Last year, swimming was how I rehabbed my shoulder after an operation. The first time I swum after coming out of the sling reduced me to tears. I could barely swim a length. By the end of last winter I could swim 100 lengths of the pool in 30 minutes, doing a mixture of breaststroke, backstroke and front-crawl. This year, I can do 100 lengths in about 25 minutes and can feel that my lungs are much more efficient.

My haven.

Not having a BASI technical exam looming has liberated my skiing and having the opportunity to train the new instructors at Neige Aventure has been a real privilege. They have delivered a variety of great lessons and shared their experiences and knowledge so that the whole group has developed and learnt new things – maybe even when they thought that the training weeks would be a bit dull. I was also able to play and not worry extensively about whether my skiing was always ‘right’ or not. The only pressure was to not fall over. As my mother said when I passed my level 4 technical exam, with the no pressure of ski exams, my confidence is on the up and this is making me push my skiing to improve.
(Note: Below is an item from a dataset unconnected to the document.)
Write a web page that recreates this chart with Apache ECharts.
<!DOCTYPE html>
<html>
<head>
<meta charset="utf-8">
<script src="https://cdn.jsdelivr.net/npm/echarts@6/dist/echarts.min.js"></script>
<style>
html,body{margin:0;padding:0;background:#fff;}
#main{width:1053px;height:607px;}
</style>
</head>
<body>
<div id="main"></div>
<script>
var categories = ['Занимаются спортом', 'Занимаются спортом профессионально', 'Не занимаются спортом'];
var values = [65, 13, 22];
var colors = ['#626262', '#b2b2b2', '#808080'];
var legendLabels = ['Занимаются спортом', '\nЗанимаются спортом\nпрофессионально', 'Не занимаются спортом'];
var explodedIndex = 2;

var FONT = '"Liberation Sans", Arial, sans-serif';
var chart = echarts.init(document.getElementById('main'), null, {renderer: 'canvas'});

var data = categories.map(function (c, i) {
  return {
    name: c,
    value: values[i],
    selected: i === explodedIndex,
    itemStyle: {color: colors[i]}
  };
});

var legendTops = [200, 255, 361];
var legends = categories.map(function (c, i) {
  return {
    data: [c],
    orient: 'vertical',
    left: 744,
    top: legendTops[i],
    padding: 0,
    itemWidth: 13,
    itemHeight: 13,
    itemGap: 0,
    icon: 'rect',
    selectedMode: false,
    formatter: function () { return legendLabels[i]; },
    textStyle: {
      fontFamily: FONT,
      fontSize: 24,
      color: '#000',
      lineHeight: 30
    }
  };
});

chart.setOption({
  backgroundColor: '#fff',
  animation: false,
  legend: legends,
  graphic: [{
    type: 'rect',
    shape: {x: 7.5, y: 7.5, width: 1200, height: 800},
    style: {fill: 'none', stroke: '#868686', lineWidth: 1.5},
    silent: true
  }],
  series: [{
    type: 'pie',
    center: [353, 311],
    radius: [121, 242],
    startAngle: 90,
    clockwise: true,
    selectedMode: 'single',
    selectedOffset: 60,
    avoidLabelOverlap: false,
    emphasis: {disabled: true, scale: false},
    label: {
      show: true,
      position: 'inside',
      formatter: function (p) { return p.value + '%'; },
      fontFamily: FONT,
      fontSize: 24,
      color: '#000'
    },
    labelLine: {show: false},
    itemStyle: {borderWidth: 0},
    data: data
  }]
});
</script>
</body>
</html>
I am looking forward to helping prepare those going for their exams in January, taking their first steps on that BASI treadmill for their level 1.

View from the top of Chassoure

View from the top of Chassoure

To thank, and bribe, my lovely group for their patience and participation over the past couple of weeks, I baked them a lovely chocolate Christmas cake with chocolate orange icing.

Christmas chocolate orange cake

Homemade Christmas chocolate orange cake

Happy cake-munching instructors

Happy cake-munching instructors

Snowflakes are forecast for Christmas day – let’s hope it is a white one. Merry Christmas!